The world is changing….fast! Rapid change is occurring in all sectors, including education, technology, science and family. Even the way we pursue our daily living continues to evolve.
Some futurists predict that we are in an era of creating jobs for ourselves because the number of big organizations that employ people will continue to decline. They may be right. On the other hand, this is not a new phenomenon. It has only been in the last generation or two that our mindset shifted from “I want to build my own future” to “I want to get a good job.”
While creating our own job is a scary thought for some of us, we must also look at the opportunity in the situation. After all, wherever there is a challenge there is also an opportunity!
Entrepreneurial activities, including small business activities, have been recognized as vital components of the U.S. economy for a long time.
The United States Small Business Administration defines small businesses as those having fewer than 500 employees. I am sure we can all think of a lot of businesses with fewer than 500 employees, and there is a good reason for this.

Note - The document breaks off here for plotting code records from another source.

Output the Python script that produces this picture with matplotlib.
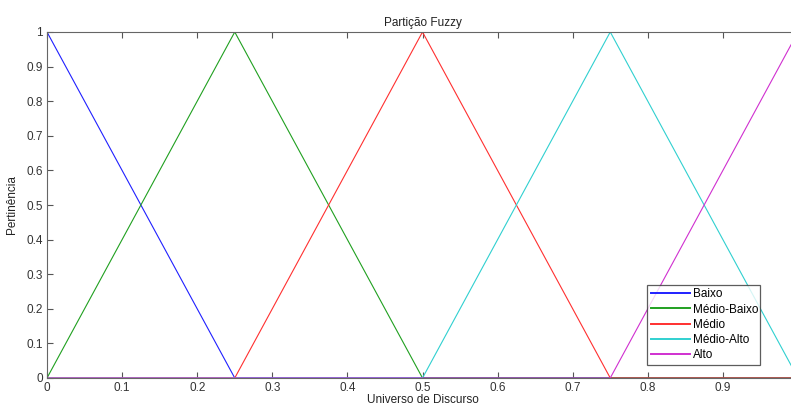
import matplotlib
matplotlib.use("Agg")
import matplotlib.pyplot as plt

plt.rcParams['font.family'] = ['Liberation Sans', 'DejaVu Sans']

names = ["Baixo", "Médio-Baixo", "Médio", "Médio-Alto", "Alto"]
colors = ["#2020ff", "#20a020", "#ff3030", "#30d0d0", "#d030d0"]
xs = [
    [0, 0.25, 1],
    [0, 0.25, 0.5, 1],
    [0, 0.25, 0.5, 0.75, 1],
    [0, 0.5, 0.75, 1],
    [0, 0.75, 1],
]
ys = [
    [1, 0, 0],
    [0, 1, 0, 0],
    [0, 0, 1, 0, 0],
    [0, 0, 1, 0],
    [0, 0, 1],
]
xticks = [0, 0.1, 0.2, 0.3, 0.4, 0.5, 0.6, 0.7, 0.8, 0.9]
yticks = [0, 0.1, 0.2, 0.3, 0.4, 0.5, 0.6, 0.7, 0.8, 0.9, 1]
ytick_labels = ["0", "0.1", "0.2", "0.3", "0.4", "0.5", "0.6", "0.7", "0.8", "0.9", "1"]

W, H = 791, 405
fig = plt.figure(figsize=(W / 100, H / 100), dpi=100)
left, right, top, bottom = 47, 798, 32, 378
ax = fig.add_axes([left / W, 1 - bottom / H, (right - left) / W, (bottom - top) / H])

for x, y, c, n in zip(xs, ys, colors, names):
    ax.plot(x, y, color=c, lw=0.8, label=n)

ax.set_xlim(0, 1)
ax.set_ylim(0, 1)
ax.set_xticks(xticks)
ax.set_xticklabels([("%g" % t) for t in xticks])
ax.set_yticks(yticks)
ax.set_yticklabels(ytick_labels)
ax.tick_params(direction='in', top=True, right=True, length=4, width=0.8,
               labelsize=8.5, colors='#555555', labelcolor='#333333', pad=3)
for s in ax.spines.values():
    s.set_color('#666666')
    s.set_linewidth(0.8)

ax.set_title("Partição Fuzzy", fontsize=8.5, color='#222222', pad=4)
ax.set_xlabel("Universo de Discurso", fontsize=8.5, color='#222222', labelpad=0)
ax.set_ylabel("Pertinência", fontsize=8.5, color='#222222', labelpad=6)

leg = ax.legend(loc='lower left', bbox_to_anchor=(0.799, 0.0376, 0.15, 0.23),
                mode='expand', borderaxespad=0, fontsize=8.5, frameon=True,
                fancybox=False, handlelength=3.3, handletextpad=0.3,
                labelspacing=0.28, borderpad=0.3)
for line in leg.get_lines():
    line.set_linewidth(1.4)
leg.get_frame().set_edgecolor('#333333')
leg.get_frame().set_linewidth(0.9)

fig.savefig("out.png", dpi=100)
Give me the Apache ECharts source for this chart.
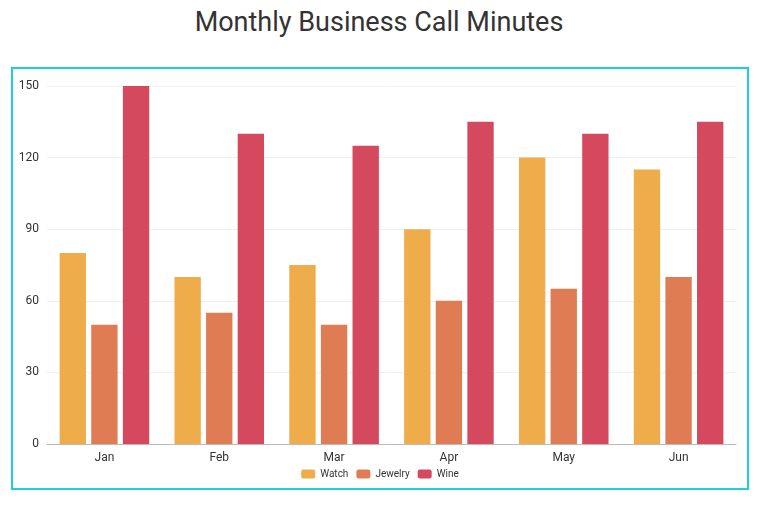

According to a recent report on small businesses in the United States by the US Small BusinessAdministration, small firms account for 99.7 percent of employers in the United States. This means that most workers in the US are employed by small businesses!
The US Small Business Administration also noted that there were 27.3 million small businesses in 2008. Six million of these firms were responsible for 49.6 percent of private-sector jobs in the United States. This means that almost half of the private-sector jobs in 2008 were available because of small businesses.
The bulk of job creation has grown from our small business sector for a long time. Statistics reported by the U.S. Small Business Administration in 2007 demonstrate the significant impact of small business: Small businesses generated 60 to 80 percent of the (net) new jobs in the decade prior to the report and produced 13 times more patents per individual employee when compared to large patenting firms. Further, small businesses produced approximately 55 percent of all new innovations. In the twentieth century, small businesses invented many of the things people use every day, including the airplane, the soft contact lens and the zipper.
We all benefit from developing and supporting entrepreneurial capacity and the innovations that come from these activities. Seriously, could you imagine living without a zipper? Part of developing this capacity includes opportunity recognition and the ability to take calculated risks that move ideas and opportunities forward.
Our very opportunity to be entrepreneurial and create our own destiny is a wonderful freedom we sometimes take for granted as citizens of the United States.